Chapitre 3 – La bio-« mécanique » de d’Arcy Thompson (1917-1942)

Il serait faux en effet de dire que la modélisation statistique (la « loi hypothétique » de Fisher) satisfait immédiatement et convainc l’ensemble des biologistes concernés par la représentation mathématique des plantes. En fait, beaucoup de chercheurs vont longtemps lui résister dans la mesure même où ils ne se sentent pas concernés par les mêmes problématiques que les agronomes ou que les généticiens intéressés à la quantification morphométrique transindividuelle. Toutefois, ce à quoi nous devons être attentif ici, c’est que le « modèle statistique » ne va pas d’abord être confronté à d’autres types de « modèles mathématiques », de nature déterministe par exemple. Il va dans un premier temps se voir opposer des construits formels au statut épistémique tout à fait différent, à savoir des « théories physicalistes » et des « axiomatiques formelles ». Il n’ y a donc pas là de dialectique cohérente autour de différents « styles » de formalisation et à l’intérieur d’une épistémologie par ailleurs commune. Il s’agit bien comme nous allons essayer de le comprendre, d’un refus de l’idée de modèle en tant que telle. À l’époque, en ce qui concerne les problématiques de morphogenèse, il lui est opposé des théories, non d’autres styles de modèles.

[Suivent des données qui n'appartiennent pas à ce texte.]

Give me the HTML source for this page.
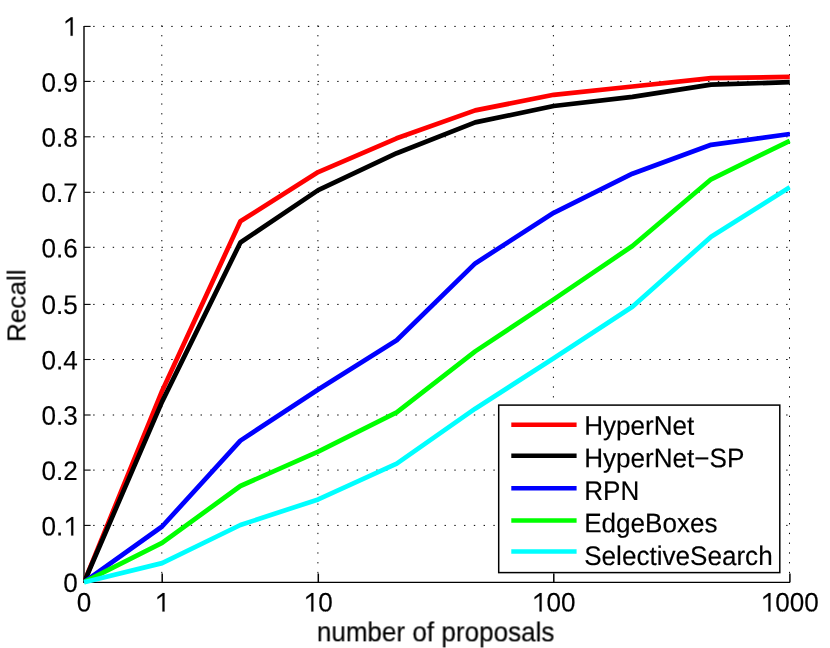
<!DOCTYPE html>
<html><head><meta charset="utf-8"><title>Recall vs number of proposals</title>
<style>
html,body{margin:0;padding:0;background:#fff;}
body{width:830px;height:648px;overflow:hidden;}
svg{display:block;}
text{font-family:"Liberation Sans",sans-serif;fill:#000;}
g.t{filter:grayscale(1);stroke:#000;stroke-width:0.15px;}
</style></head><body>
<svg width="830" height="648" viewBox="0 0 830 648">
<rect width="830" height="648" fill="#fff"/>
<g stroke="#000" stroke-width="1" fill="none">
<line x1="93.2" y1="26.4" x2="790.4" y2="26.4" stroke-dasharray="1.4 8.36"/>
<line x1="93.2" y1="81.4" x2="790.4" y2="81.4" stroke-dasharray="1.4 8.36"/>
<line x1="93.2" y1="136.8" x2="790.4" y2="136.8" stroke-dasharray="1.4 8.36"/>
<line x1="93.2" y1="192.3" x2="790.4" y2="192.3" stroke-dasharray="1.4 8.36"/>
<line x1="93.2" y1="247.3" x2="790.4" y2="247.3" stroke-dasharray="1.4 8.36"/>
<line x1="93.2" y1="304.4" x2="790.4" y2="304.4" stroke-dasharray="1.4 8.36"/>
<line x1="93.2" y1="359.5" x2="790.4" y2="359.5" stroke-dasharray="1.4 8.36"/>
<line x1="93.2" y1="415.0" x2="790.4" y2="415.0" stroke-dasharray="1.4 8.36"/>
<line x1="93.2" y1="470.1" x2="790.4" y2="470.1" stroke-dasharray="1.4 8.36"/>
<line x1="93.2" y1="525.4" x2="790.4" y2="525.4" stroke-dasharray="1.4 8.36"/>
<line x1="161.8" y1="25.3" x2="161.8" y2="581.2" stroke-dasharray="1.3 8.46"/>
<line x1="317.9" y1="25.3" x2="317.9" y2="581.2" stroke-dasharray="1.3 8.46"/>
<line x1="553.4" y1="25.3" x2="553.4" y2="581.2" stroke-dasharray="1.3 8.46"/>
<line x1="789.5" y1="25.3" x2="789.5" y2="581.2" stroke-dasharray="1.3 8.46"/>
</g>
<line x1="84" y1="25.9" x2="84" y2="582.7" stroke="#000" stroke-width="1.4"/>
<line x1="83.3" y1="582.4" x2="790.1" y2="582.4" stroke="#000" stroke-width="1.15"/>
<g stroke="#000" stroke-width="1.1">
<line x1="84.1" y1="26.4" x2="90.6" y2="26.4"/>
<line x1="84.1" y1="81.4" x2="90.6" y2="81.4"/>
<line x1="84.1" y1="136.8" x2="90.6" y2="136.8"/>
<line x1="84.1" y1="192.3" x2="90.6" y2="192.3"/>
<line x1="84.1" y1="247.3" x2="90.6" y2="247.3"/>
<line x1="84.1" y1="304.4" x2="90.6" y2="304.4"/>
<line x1="84.1" y1="359.5" x2="90.6" y2="359.5"/>
<line x1="84.1" y1="415.0" x2="90.6" y2="415.0"/>
<line x1="84.1" y1="470.1" x2="90.6" y2="470.1"/>
<line x1="84.1" y1="525.4" x2="90.6" y2="525.4"/>
<line x1="162.2" y1="582.2" x2="162.2" y2="573.5" stroke-width="1.5"/>
<line x1="318.3" y1="582.2" x2="318.3" y2="573.5" stroke-width="1.5"/>
<line x1="553.8" y1="582.2" x2="553.8" y2="573.5" stroke-width="1.5"/>
<line x1="789.9" y1="582.2" x2="789.9" y2="573.5" stroke-width="1.5"/>
</g>
<clipPath id="c"><rect x="83.4" y="0" width="707.1" height="586"/></clipPath>
<g fill="none" stroke-width="4.7" stroke-linejoin="round" stroke-linecap="butt" clip-path="url(#c)">
<polyline stroke="#ff0000" points="84.1,582.2 162.1,390.9 240.4,221.3 318.2,172.1 396.7,138.3 475.2,110.4 553.7,94.8 632.4,86.5 711.1,78.1 789.8,76.9"/>
<polyline stroke="#000000" points="84.1,582.2 162.1,401.6 240.4,242.5 318.2,190.1 396.7,153.2 475.2,122.4 553.7,106.0 632.4,96.9 711.1,84.6 789.8,82.2"/>
<polyline stroke="#0000ff" points="84.1,582.2 162.1,526.5 240.4,440.6 318.2,389.5 396.7,340.3 475.2,263.4 553.7,212.8 632.4,173.7 711.1,144.8 789.8,134.0"/>
<polyline stroke="#00ff00" points="84.1,582.2 162.1,542.9 240.4,486.0 318.2,451.7 396.7,412.4 475.2,351.4 553.7,299.4 632.4,246.0 711.1,179.3 789.8,140.8"/>
<polyline stroke="#00ffff" points="84.1,582.2 162.1,563.1 240.4,525.0 318.2,499.4 396.7,463.7 475.2,408.7 553.7,358.3 632.4,306.8 711.1,236.8 789.8,187.3"/>
</g>
<g class="t" font-size="26.1">
<path transform="translate(62.98,35.85) scale(0.012744,-0.013126)" d="M595,0 L595,1200 L205,935 L205,1115 L620,1409 L763,1409 L763,0 Z" vector-effect="non-scaling-stroke"/>
<text transform="translate(41.42,91.70) rotate(0.03) scale(1,1.03)">0.9</text>
<text transform="translate(41.42,146.70) rotate(0.03) scale(1,1.03)">0.8</text>
<text transform="translate(41.42,202.05) rotate(0.03) scale(1,1.03)">0.7</text>
<text transform="translate(41.42,257.60) rotate(0.03) scale(1,1.03)">0.6</text>
<text transform="translate(41.42,313.95) rotate(0.03) scale(1,1.03)">0.5</text>
<text transform="translate(41.42,369.60) rotate(0.03) scale(1,1.03)">0.4</text>
<text transform="translate(41.42,424.70) rotate(0.03) scale(1,1.03)">0.3</text>
<text transform="translate(41.42,479.95) rotate(0.03) scale(1,1.03)">0.2</text>
<text transform="translate(41.42,535.60) rotate(0.03) scale(1,1.03)">0.</text>
<path transform="translate(63.58,535.60) scale(0.012744,-0.013126)" d="M595,0 L595,1200 L205,935 L205,1115 L620,1409 L763,1409 L763,0 Z" vector-effect="non-scaling-stroke"/>
<text transform="translate(63.18,591.90) rotate(0.03) scale(1,1.03)">0</text>
<text transform="translate(76.84,611.55) rotate(0.03) scale(1,1.03)">0</text>
<path transform="translate(154.84,611.55) scale(0.012744,-0.013126)" d="M595,0 L595,1200 L205,935 L205,1115 L620,1409 L763,1409 L763,0 Z" vector-effect="non-scaling-stroke"/>
<path transform="translate(303.68,611.55) scale(0.012744,-0.013126)" d="M595,0 L595,1200 L205,935 L205,1115 L620,1409 L763,1409 L763,0 Z" vector-effect="non-scaling-stroke"/>
<text transform="translate(318.20,611.55) rotate(0.03) scale(1,1.03)">0</text>
<path transform="translate(531.93,611.55) scale(0.012744,-0.013126)" d="M595,0 L595,1200 L205,935 L205,1115 L620,1409 L763,1409 L763,0 Z" vector-effect="non-scaling-stroke"/>
<text transform="translate(546.44,611.55) rotate(0.03) scale(1,1.03)">00</text>
<path transform="translate(760.77,611.55) scale(0.012744,-0.013126)" d="M595,0 L595,1200 L205,935 L205,1115 L620,1409 L763,1409 L763,0 Z" vector-effect="non-scaling-stroke"/>
<text transform="translate(775.28,611.55) rotate(0.03) scale(1,1.03)">000</text>
<text transform="translate(435.60,641.00) rotate(0.03) scale(1,1.025)" text-anchor="middle">number of proposals</text>
<text transform="translate(25.50,305.70) rotate(-89.97) scale(1,1.0)" text-anchor="middle">Recall</text>
</g>
<rect x="498.7" y="405.1" width="281.1" height="167.5" fill="#fff" stroke="#000" stroke-width="1.5"/>
<line x1="511.3" y1="424.75" x2="576.6" y2="424.75" stroke="#ff0000" stroke-width="4.5"/>
<line x1="511.3" y1="455.7" x2="576.6" y2="455.7" stroke="#000000" stroke-width="4.5"/>
<line x1="511.3" y1="488.2" x2="576.6" y2="488.2" stroke="#0000ff" stroke-width="4.5"/>
<line x1="511.3" y1="520.5" x2="576.6" y2="520.5" stroke="#00ff00" stroke-width="4.5"/>
<line x1="511.3" y1="551.6" x2="576.6" y2="551.6" stroke="#00ffff" stroke-width="4.5"/>
<g class="t" font-size="26.1">
<text transform="translate(584.20,434.80) rotate(0.03) scale(1,1.025)">HyperNet</text>
<text transform="translate(584.20,467.30) rotate(0.03) scale(1,1.025)">HyperNet−SP</text>
<text transform="translate(584.20,500.00) rotate(0.03) scale(1,1.025)">RPN</text>
<text transform="translate(584.20,532.20) rotate(0.03) scale(1,1.025)">EdgeBoxes</text>
<text transform="translate(584.20,565.00) rotate(0.03) scale(1,1.025)">SelectiveSearch</text>
</g>
</svg>
</body></html>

Avec des chercheurs comme le zoologiste d’Arcy Wentworth Thompson (1860-1948) ou le biophysicien Nicholas Rashevsky (1899-1972), on assiste en effet clairement à une volonté commune de faire front contre les interprétations probabilistes et modélistes de la morphogenèse. C’est-à-dire qu’il va encore s’agir pour eux de s’expliquer et de se donner à voir la construction du résultat (la forme) à partir d’événements élémentaires intervenant dans un scénario de type essentiellement mécanique. Il ne faudrait pas ici être victime d’une illusion rétrospective qui consisterait à les penser d’emblée comme des modélisateurs alternatifs : ils ne proposent pas des modèles mécaniques à proprement parler. De leur propre point de vue, l’alternative n’est pas encore à faire entre un modèle statistique et un modèle déterministe, mais elle est d’abord à faire entre une fiction formalisant l’aléatoire, et donc quelque chose qu’ils perçoivent comme le voile d’une ignorance, et une authentique théorisation enracinée dans le substrat réel, ce dernier ne pouvant d’abord être conçu, selon eux, que sous l’espèce du substrat physique qui se trouve avantageusement mathématisé par ailleurs, à savoir en mécanique et en physique.